Controversy Surrounds Nevada Paid Family Leave Requirement for Tax Breaks

A new paid family and medical leave requirement for companies seeking tax breaks in Nevada has sparked debate among economic development officials, who argue that the policy is impeding efforts to attract and retain businesses in the state.

Under the mandate, companies with over 50 employees must offer paid family and medical leave to workers who have completed at least one year of service. This requirement, which took effect as part of a session bill in June, mandates that employees receive at least 55 percent of their salary for up to 12 weeks, surpassing the federal standard set by the Family and Medical Leave Act (FMLA), which is unpaid.

Tom Burns, Executive Director of the Governor’s Office for Economic Development (GOED), expressed concerns about the impact of the new requirement. He cited a specific case where a company opted against relocating its headquarters to Southern Nevada due to the obligation to provide paid leave, stating that they were unwilling to offer the benefit selectively across different states of operation.

Burns emphasized that the requirement was starting to influence relocation decisions negatively. Tina Quigley, President and CEO of the Las Vegas Global Economic Alliance, echoed these concerns, noting that the policy surpassed California standards, making it challenging to attract businesses from neighboring states.

The move aligns with a broader trend, with thirteen states and the District of Columbia already having mandatory paid family and medical leave laws for private employers. However, the stringent nature of the Nevada policy has raised eyebrows within the business community.

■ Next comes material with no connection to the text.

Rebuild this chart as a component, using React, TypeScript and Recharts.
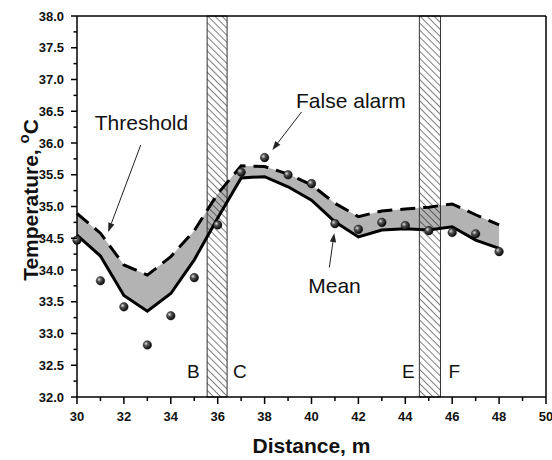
import React from 'react'
import {
  ComposedChart,
  Area,
  Line,
  Scatter,
  XAxis,
  YAxis,
  ReferenceArea,
  ReferenceLine,
  ReferenceDot,
} from 'recharts'

// distance along the line, m
const distance = [30, 31, 32, 33, 34, 35, 36, 37, 38, 39, 40, 41, 42, 43, 44, 45, 46, 47, 48]
const meanTemp = [34.55, 34.22, 33.6, 33.35, 33.63, 34.16, 34.82, 35.45, 35.47, 35.31, 35.1, 34.76, 34.52, 34.63, 34.65, 34.63, 34.68, 34.47, 34.34]
const thresholdTemp = [34.89, 34.58, 34.08, 33.92, 34.21, 34.62, 35.2, 35.64, 35.63, 35.51, 35.34, 35.05, 34.84, 34.93, 34.96, 34.99, 35.04, 34.87, 34.71]
const measured = [34.47, 33.83, 33.42, 32.82, 33.28, 33.88, 34.71, 35.54, 35.77, 35.5, 35.36, 34.73, 34.64, 34.75, 34.7, 34.62, 34.59, 34.57, 34.29]

const xTicks = [30, 31, 32, 33, 34, 35, 36, 37, 38, 39, 40, 41, 42, 43, 44, 45, 46, 47, 48, 49, 50]
const yTicks = [
  32, 32.25, 32.5, 32.75, 33, 33.25, 33.5, 33.75, 34, 34.25, 34.5, 34.75, 35, 35.25,
  35.5, 35.75, 36, 36.25, 36.5, 36.75, 37, 37.25, 37.5, 37.75, 38,
]

// hatched zones (from, to)
const zones = [
  [35.55, 36.4],
  [44.6, 45.5],
]

const notes = [
  { text: 'Threshold', x: 32.75, y: 36.32, size: 21 },
  { text: 'False alarm', x: 41.68, y: 36.67, size: 21 },
  { text: 'Mean', x: 40.98, y: 33.75, size: 21 },
  { text: 'B', x: 34.96, y: 32.41, size: 19 },
  { text: 'C', x: 36.95, y: 32.41, size: 19 },
  { text: 'E', x: 44.13, y: 32.41, size: 19 },
  { text: 'F', x: 46.09, y: 32.41, size: 19 },
]

const arrows = [
  [{ x: 32.72, y: 35.97 }, { x: 31.33, y: 34.6 }],
  [{ x: 39.58, y: 36.49 }, { x: 38.33, y: 35.89 }],
  [{ x: 40.76, y: 34.04 }, { x: 40.97, y: 34.58 }],
]

const data = distance.map((x, i) => ({
  x,
  band: [meanTemp[i], thresholdTemp[i]],
  mean: meanTemp[i],
  threshold: thresholdTemp[i],
  dot: measured[i],
}))

const font = '"Liberation Sans", Arial, sans-serif'

const XTick = ({ x, y, payload }: any) => {
  const major = payload.value % 2 === 0
  return (
    <g>
      <line x1={x} y1={y} x2={x} y2={y + (major ? 7 : 4)} stroke="#000" strokeWidth={1.5} />
      {major && (
        <text x={x} y={y + 24} textAnchor="middle" fontSize={13} fontWeight="bold" fill="#111" fontFamily={font}>
          {payload.value}
        </text>
      )}
    </g>
  )
}

const YTick = ({ x, y, payload }: any) => {
  const v = payload.value
  const major = Math.abs(v * 2 - Math.round(v * 2)) < 1e-6
  return (
    <g>
      <line x1={x - (major ? 6 : 3.5)} y1={y} x2={x} y2={y} stroke="#000" strokeWidth={1.5} />
      {major && (
        <text x={x - 13} y={y + 4.5} textAnchor="end" fontSize={13} fontWeight="bold" fill="#111" fontFamily={font}>
          {v.toFixed(1)}
        </text>
      )}
    </g>
  )
}

const Ball = ({ cx, cy }: any) => (
  <circle cx={cx} cy={cy} r={4.3} fill="url(#ball)" stroke="#000" strokeWidth={0.4} />
)

const Arrow = ({ x1, y1, x2, y2 }: any) => {
  const a = Math.atan2(y2 - y1, x2 - x1)
  const L = 9
  const W = 3.2
  const bx = x2 - L * Math.cos(a)
  const by = y2 - L * Math.sin(a)
  const pts = `${x2},${y2} ${bx - W * Math.sin(a)},${by + W * Math.cos(a)} ${bx + W * Math.sin(a)},${by - W * Math.cos(a)}`
  return (
    <g>
      <line x1={x1} y1={y1} x2={bx} y2={by} stroke="#222" strokeWidth={1} />
      <polygon points={pts} fill="#222" />
    </g>
  )
}

const YLabel = () => (
  <text
    transform="translate(38,200) rotate(-90)"
    textAnchor="middle"
    fontSize={21}
    fontWeight="bold"
    fill="#111"
    fontFamily={font}
  >
    <tspan>Temperature, </tspan>
    <tspan dy={-9} fontSize={15}>o</tspan>
    <tspan dy={9}>C</tspan>
  </text>
)

export default function App() {
  return (
    <div style={{ position: 'absolute', left: 0, top: 0, width: 552, height: 460, background: '#fff' }}>
      <ComposedChart width={552} height={460} data={data} margin={{ top: 16, right: 6, left: 0, bottom: 0 }}>
        <defs>
          <pattern id="hatch" patternUnits="userSpaceOnUse" width={5} height={5} patternTransform="rotate(-45)">
            <line x1={0} y1={0} x2={0} y2={5} stroke="#111" strokeWidth={1.1} />
          </pattern>
          <radialGradient id="ball" cx="35%" cy="35%" r="70%">
            <stop offset="0%" stopColor="#e0e0e0" />
            <stop offset="35%" stopColor="#555" />
            <stop offset="100%" stopColor="#000" />
          </radialGradient>
        </defs>
        <XAxis
          dataKey="x"
          type="number"
          domain={[30, 50]}
          ticks={xTicks}
          interval={0}
          height={63}
          tickSize={0}
          tickMargin={0}
          tick={<XTick />}
          axisLine={{ stroke: '#000', strokeWidth: 1.5 }}
          label={{
            value: 'Distance, m',
            position: 'insideBottom',
            offset: 7,
            fontSize: 21,
            fontWeight: 'bold',
            fill: '#111',
            fontFamily: font,
          }}
        />
        <YAxis
          type="number"
          domain={[32, 38]}
          ticks={yTicks}
          interval={0}
          width={77}
          tickSize={0}
          tickMargin={0}
          tick={<YTick />}
          axisLine={{ stroke: '#000', strokeWidth: 1.5 }}
          allowDataOverflow
          label={{ content: <YLabel /> }}
        />
        <ReferenceLine y={38} stroke="#000" strokeWidth={1.5} />
        <ReferenceLine x={50} stroke="#000" strokeWidth={1.5} />
        <Area
          type="linear"
          dataKey="band"
          stroke="none"
          fill="#b3b3b3"
          fillOpacity={1}
          isAnimationActive={false}
        />
        <Line
          type="linear"
          dataKey="threshold"
          stroke="#000"
          strokeWidth={3}
          strokeDasharray="15 8"
          dot={false}
          isAnimationActive={false}
        />
        <Line
          type="linear"
          dataKey="mean"
          stroke="#000"
          strokeWidth={3}
          dot={false}
          isAnimationActive={false}
        />
        <Scatter dataKey="dot" shape={<Ball />} isAnimationActive={false} />
        {zones.map(([a, b], i) => (
          <ReferenceArea
            key={i}
            x1={a}
            x2={b}
            y1={32}
            y2={38}
            fill="url(#hatch)"
            fillOpacity={1}
            stroke="#333"
            strokeWidth={1}
          />
        ))}
        {arrows.map((seg, i) => (
          <ReferenceLine key={'a' + i} segment={seg} shape={(p: any) => <Arrow {...p} />} />
        ))}
        {notes.map((n) => (
          <ReferenceDot
            key={n.text}
            x={n.x}
            y={n.y}
            r={0}
            shape={(p: any) => (
              <text
                x={p.cx}
                y={p.cy + n.size * 0.36}
                textAnchor="middle"
                fontSize={n.size}
                fill="#111"
                fontFamily={font}
              >
                {n.text}
              </text>
            )}
          />
        ))}
      </ComposedChart>
    </div>
  )
}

Despite criticism from economic development officials, supporters of the policy, including State Sen. Edgar Flores, argue that it promotes a balance between pro-business initiatives and family-friendly practices. Flores championed the bill during legislative sessions, framing it as a means to attract socially responsible businesses to the state.

However, further concerns about the healthcare coverage provided by companies benefiting from tax breaks are also in question. State Sen. Fabian Donaté asked whether companies are covering their employees adequately, pointing to statistics showing a significant number of employees enrolled in Medicaid despite working for companies receiving substantial tax breaks.

GOED’s tax abatement programs mandate that businesses cover 65 percent of employee health insurance premiums, exceeding the Affordable Care Act requirement of 50 percent. Despite this, concerns persist about the affordability of healthcare for some workers, leading to reliance on Medicaid.